Dissident Cuban blogger Yoani Sánchez on Saturday told newspaper publishers from around the Western Hemisphere that “nothing is changing” in Cuba’s ossified political system and that “the situation of press freedom in my country is calamitous.”

But Sánchez said underground blogs, digital portals and illicit e-magazines proliferate, passed around on removable computer drives known as memory sticks. The small computer memories, also known as flash drives or thumb drives, are dropped into friendly hands on buses and along street corners, offering a surprising number of Cubans access to information.

“Information circulates hand-to-hand through this wonderful gadget known as the memory stick,” Sánchez said, “and it is difficult for the government to intercept them. I can’t imagine that they can put a police officer on every corner to see who has a flash drive and who doesn’t.”

Sánchez said “these little gizmos” have “helped us a lot to pass information.”

After five years of requesting travel documents to receive multiple awards outside of Cuba, Sánchez, 37, received a passport in late January and was allowed to depart on a tour of 12 countries in South America, Europe and North America. She expects to return to Cuba when her tour ends after nearly three months.

Sánchez’s blog, Generation Y, is translated into more than 20 languages, and she has nearly 440,000 followers on her Twitter account.

Dissidents who draw the attention of the Cuban regime, led by Raúl Castro after he took over for his brother Fidel in 2008, are being repressed in ways that “don’t leave fingerprints,” Sánchez said.

“Often, activists, including independent journalists, are detained on the street, pulled into cars without plates, pushed, threatened [and] questioned by civilians who never identify themselves,” she said, only to be freed after a few hours.

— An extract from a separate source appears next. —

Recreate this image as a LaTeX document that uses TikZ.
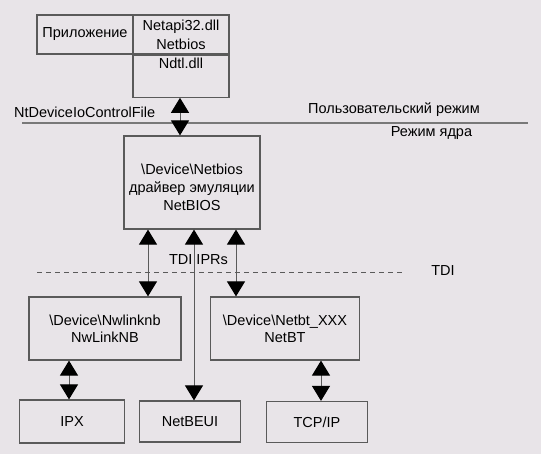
\documentclass[tikz,border=0pt]{standalone}
\usepackage{fontspec}
\setmainfont{Liberation Sans}
\usetikzlibrary{arrows.meta,positioning}
\definecolor{bg}{HTML}{E8E4E8}
\definecolor{edge}{HTML}{5A5A5A}
\definecolor{modeline}{HTML}{787878}
\begin{document}
\begin{tikzpicture}[x=1pt, y=-1pt,
    every node/.style={font=\fontsize{14.5}{17}\selectfont, align=center, inner sep=0pt},
    box/.style={draw=edge, line width=1.2pt},
    link/.style={draw=edge, line width=1pt, {Triangle[width=18pt,length=15pt,black]}-{Triangle[width=18pt,length=15pt,black]}}]
    \fill[bg] (0,0) rectangle (541,454);
    \useasboundingbox (0,0) rectangle (541,454);

    \node (app) [box, minimum width=96, minimum height=39] at (85,34.5) {Приложение};
    \node (netapi) [box, minimum width=96, minimum height=39, font=\fontsize{14.5}{19}\selectfont]
        at (181,34.5) {Netapi32.dll\\Netbios};
    \node (ndtl) [box, minimum width=96, minimum height=42, below=0pt of netapi,
        label={[anchor=north, yshift=-3pt]north:Ndtl.dll}] {};
    \node (driver) [box, minimum width=136, minimum height=93, at={(192,182.5)},
        label={[yshift=-5pt, font=\fontsize{14.5}{18}\selectfont]center:\textbackslash Device\textbackslash Netbios\\драйвер эмуляции\\NetBIOS}] {};
    \node (nwlink) [box, minimum width=152, minimum height=63] at (105,328.5)
        {\textbackslash Device\textbackslash Nwlinknb\\NwLinkNB};
    \node (netbt) [box, minimum width=149, minimum height=63] at (285,328.5)
        {\textbackslash Device\textbackslash Netbt\_XXX\\NetBT};
    \node (ipx) [box, minimum width=105, minimum height=43] at (72,421.5) {IPX};
    \node (netbeui) [box, minimum width=101, minimum height=41] at (190,421.5) {NetBEUI};
    \node (tcpip) [box, minimum width=101, minimum height=41] at (317,422) {TCP/IP};

    % user / kernel border
    \draw[modeline, line width=2pt] (22,123) -- (528,123);
    \node (ioctl) [anchor=west] at (14,112) {NtDeviceIoControlFile};
    \node (user) at (394,110) {Пользовательский режим};
    \node (kernel) at (431.5,133) {Режим ядра};

    % TDI border
    \draw[edge, line width=1pt, dash pattern=on 5pt off 4pt] (37,273) -- (402,273);
    \node (tdi) at (443,271) {TDI};
    \node (iprs) at (198.5,260) {TDI IPRs};

    \draw[link] ([xshift=-1pt]ndtl.south) -- ([xshift=-12pt]driver.north);
    \draw[link] ([xshift=-44pt]driver.south) -- ([xshift=43pt]nwlink.north);
    \draw[link] ([xshift=2pt]driver.south) -- ([xshift=4pt]netbeui.north);
    \draw[link] ([xshift=44pt]driver.south) -- ([xshift=-49pt]netbt.north);
    \draw[link] ([xshift=-36pt]nwlink.south) -- ([xshift=-3pt]ipx.north);
    \draw[link] ([xshift=36pt]netbt.south) -- ([xshift=4pt]tcpip.north);
\end{tikzpicture}
\end{document}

Sánchez said recent measures to loosen controls over self-employment do not mark significant change to the economic model that has kept the Castro brothers in power on the island since 1959. “These are adjustments to prolong their power,” she said.

Speaking in an auditorium filled with several hundred publishers, editors and journalists gathered for a semi-annual meeting of the Inter American Press Association, Sánchez was asked when dramatic change might come to Cuba.

“It’s the big question that 11 million Cubans are asking ourselves,” she responded. “It’s no mystery or secret to any of us that the generation [of leaders] in power is arriving at the midnight of their lives.”

She said her homeland faces “exhaustion of this system” and that “we’re on a countdown to what will occur.”

Once the octogenarian Castro brothers leave power, she said, “it will be very difficult for the heirs to maintain control of the nation.” They have neither the charisma nor the popular support to hold the reins of power for long, she said.

The death on Tuesday of Venezuelan leader Hugo Chávez, whose socialist government provides Cuba with a lifeline of nearly 100,000 barrels of crude oil a day, “might catalyze — who knows? — a series of openings in our country,” she said.